Despite being made in 1993 Badge of Silence reeks of the 80s farmore than Cordells rotten flesh, basically it's part slasher flick, part cop shoot 'em up. There's stunt doubles, car chases and cops on the edge. To its credit Larry Cohen's Maniac Cop 3 story touches on some topical issues, problems with gun crime, the TV/press manipulation and corrupt officials.
With a hint of the Bride of Frankenstein and a more blatant supernatural overtone Robert Z'Dar is reduced to a zombie with a bigger chin than Bruce Campbell as wronged cop Matt Cordell. It feels like Z'Dar has less to do this time around and through no fault of his own his character is a shade of grey with his motivations as murky as cities officials.
The casting is above par for this kind of flick. Robert Davi is on form as usual, returning as Det. Sean McKinney and pretty much owns each scene with a Dirty Harry grimace. Top character actors Robert Forster and Paul Gleason have welcomed bit parts with Ted Raimi putting in cameo.
Where as part one shocked because of its daylight surprise setting, two because of its dark tone, grit and seediness part three is only notable for being the darkest looking installment lacking it's own identity feeling like an episode of the Equaliser starring The Terminator in places. However, where the aforementioned parts were low budget with a big budget results, edgy and delivered shocks, three falls short feeling rushed and underdeveloped retreading the antagonists past and redemption.

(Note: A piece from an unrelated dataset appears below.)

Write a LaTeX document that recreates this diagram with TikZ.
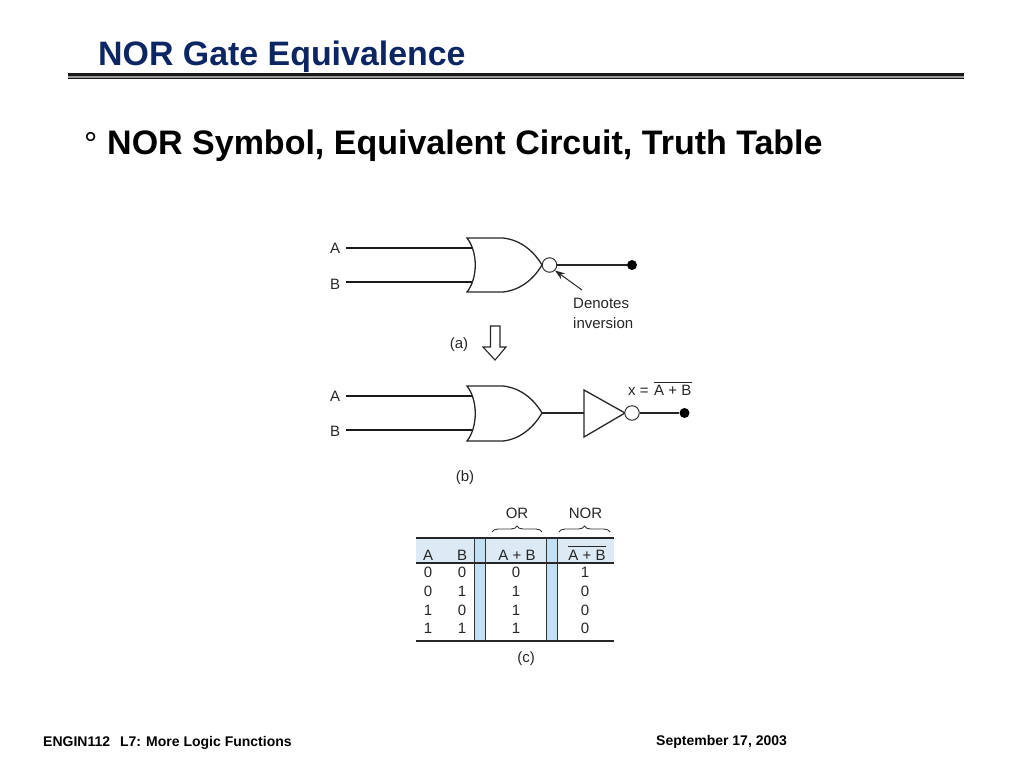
\documentclass[tikz,border=0pt]{standalone}
\usepackage{fontspec}
\setmainfont{Liberation Sans}
\usetikzlibrary{arrows.meta,decorations.pathreplacing}
\definecolor{titleblue}{HTML}{0C2663}
\definecolor{headblue}{HTML}{DCEAF5}
\definecolor{colblue}{HTML}{C2DFF3}
\tikzset{
  lbl/.style={inner sep=0pt, text=black!85, font=\fontsize{15}{18}\selectfont},
  cell/.style={lbl, inner sep=2pt},
  thickwire/.style={line width=2.2pt, black!90},
  wire/.style={line width=1.5pt, black!85},
  gateline/.style={line width=1.3pt, black!85},
  bubble/.style={circle, draw=black!80, line width=1pt, fill=white, minimum size=14.5pt, inner sep=0pt},
  dot/.style={circle, fill=black, minimum size=10pt, inner sep=0pt},
  rule/.style={line width=1.1pt, black!85},
  bracebar/.style={line width=0.9pt, black!80, decorate, decoration={brace, amplitude=6pt}}
}
\begin{document}
\begin{tikzpicture}[x=1pt, y=-1pt]
    \useasboundingbox (0,0) rectangle (1024,768);
    % slide head
    \node[anchor=base west, inner sep=0pt, text=titleblue, font=\fontsize{33.9}{36}\selectfont\bfseries] (title) at (98,65) {NOR Gate Equivalence};
    \fill[black!90] (68,73) rectangle (964,76.2);
    \fill[black!40] (68,76.2) rectangle (964,78);
    \fill[black!90] (68,78) rectangle (964,79.2);
    \node[anchor=base west, inner sep=0pt, font=\fontsize{33}{36}\selectfont] (mark) at (84,155) {°};
    \node[anchor=base west, inner sep=0pt, font=\fontsize{34}{36}\selectfont\bfseries] (head) at (107,154) {NOR Symbol, Equivalent Circuit, Truth Table};
    % gate (a)
    \node[lbl] (la) at (335,248.5) {A};
    \node[lbl] (lb) at (335,284.5) {B};
    \coordinate (a1s) at (346,248);
    \coordinate (a1e) at (472,248);
    \coordinate (a2s) at (346,282);
    \coordinate (a2e) at (472,282);
    \draw[thickwire] (a1s) -- (a1e);
    \draw[thickwire] (a2s) -- (a2e);
    \draw[gateline] (467,238) .. controls (478,252) and (478,278) .. (467,292)
        -- (503,292) .. controls (522,290) and (535,277) .. (542,265)
        .. controls (535,253) and (522,240) .. (503,238) -- cycle;
    \node[bubble] (buba) at (549.5,265) {};
    \node[dot] (dota) at (632,265) {};
    \draw[wire] (buba) -- (dota);
    \node[lbl, anchor=north west, align=left, font=\fontsize{15}{19.5}\selectfont] (denotes) at (573,298) {Denotes\\inversion};
    \draw[line width=1pt, black!85, -{Stealth[length=10pt, width=7pt]}] ([xshift=9pt,yshift=8pt]denotes.north west) -- (buba.south east);
    \node[lbl] (capa) at (459,345) {(a)};
    % hollow arrow
    \draw[line width=1.1pt, black!85] (490.5,326) -- (500,326) -- (500,347) -- (506,347) -- (495,360)
        -- (483,347) -- (490.5,347) -- cycle;
    % gate (b)
    \node[lbl] (lc) at (335,396.5) {A};
    \node[lbl] (ld) at (335,431.5) {B};
    \coordinate (b1s) at (346,396);
    \coordinate (b1e) at (472,396);
    \coordinate (b2s) at (346,430);
    \coordinate (b2e) at (472,430);
    \draw[thickwire] (b1s) -- (b1e);
    \draw[thickwire] (b2s) -- (b2e);
    \draw[gateline] (467,386) .. controls (478,400) and (478,427) .. (467,441)
        -- (503,441) .. controls (522,439) and (535,425) .. (542,413)
        .. controls (535,401) and (522,388) .. (503,386) -- cycle;
    \coordinate (ortip) at (542,413);
    \coordinate (invin) at (584,413);
    \coordinate (invtip) at (625,413);
    \draw[wire] (ortip) -- (invin);
    \draw[gateline] (584,390) -- (invtip) -- (584,437) -- cycle;
    \node[bubble] (bubb) at (632,413) {};
    \node[dot] (dotb) at (684.5,413) {};
    \draw[wire] (bubb) -- (dotb);
    \node[lbl, anchor=base west] (eq) at (628,395) {x =};
    \node[lbl, anchor=base west, inner ysep=2pt] (eqr) at (654,395) {A + B};
    \draw[line width=1pt, black!85] (eqr.north west) -- (eqr.north east);
    \node[lbl] (capb) at (465,478) {(b)};
    % table
    \fill[headblue] (416,538) rectangle (614,563);
    \fill[colblue] (474,538) rectangle (485,641);
    \fill[colblue] (546,538) rectangle (557,641);
    \coordinate (tl) at (416,538);
    \coordinate (tr) at (614,538);
    \coordinate (ml) at (416,563);
    \coordinate (mr) at (614,563);
    \coordinate (bl) at (416,641);
    \coordinate (br) at (614,641);
    \draw[rule] (tl) -- (tr);
    \draw[rule] (ml) -- (mr);
    \draw[rule] (bl) -- (br);
    \foreach \x in {474,485,546,557} {
        \draw[line width=1pt, black!80] (\x,538) -- (\x,641);
    }
    \node[cell] (ha) at (428,555) {A};
    \node[cell] (hb) at (462,555) {B};
    \node[cell] (hc) at (517,555) {A + B};
    \node[cell, inner ysep=3pt, inner xsep=0pt] (hd) at (587,555) {A + B};
    \draw[line width=1pt, black!85] (hd.north west) -- (hd.north east);
    \foreach \r/\a/\b/\o/\n in {572/0/0/0/1, 591/0/1/1/0, 610/1/0/1/0, 628/1/1/1/0} {
        \node[cell] (a\r) at (428,\r) {\a};
        \node[cell] (b\r) at (462,\r) {\b};
        \node[cell] (o\r) at (516,\r) {\o};
        \node[cell] (n\r) at (585,\r) {\n};
    }
    \coordinate (ors) at (492,532);
    \coordinate (ore) at (542,532);
    \coordinate (nors) at (559,532);
    \coordinate (nore) at (610,532);
    \draw[bracebar] (ors) -- (ore);
    \draw[bracebar] (nors) -- (nore);
    \node[lbl] (lor) at (517,513) {OR};
    \node[lbl] (lnor) at (585.5,513) {NOR};
    \node[lbl] (capc) at (526,659) {(c)};
    % footer
    \node[anchor=base west, inner sep=0pt, font=\fontsize{14}{16}\selectfont\bfseries] (fl) at (43,746) {ENGIN112\hspace{6pt} L7: More Logic Functions};
    \node[anchor=base west, inner sep=0pt, font=\fontsize{14}{16}\selectfont\bfseries] (fr) at (656,745) {September 17, 2003};
\end{tikzpicture}
\end{document}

Nevertheless, to director William Lustig's credit and writer Cohen 3 manages to mix a voodoo element and the gritty police backdrop successfully unlike for example Halloween 6 which followed two years later.
Overall, while not as entertaining nor as well executed as its predecessor it's worth seeing if only for Caitlin Dulany and Davi's performances and also to hear Joel Goldsmith overlooked score.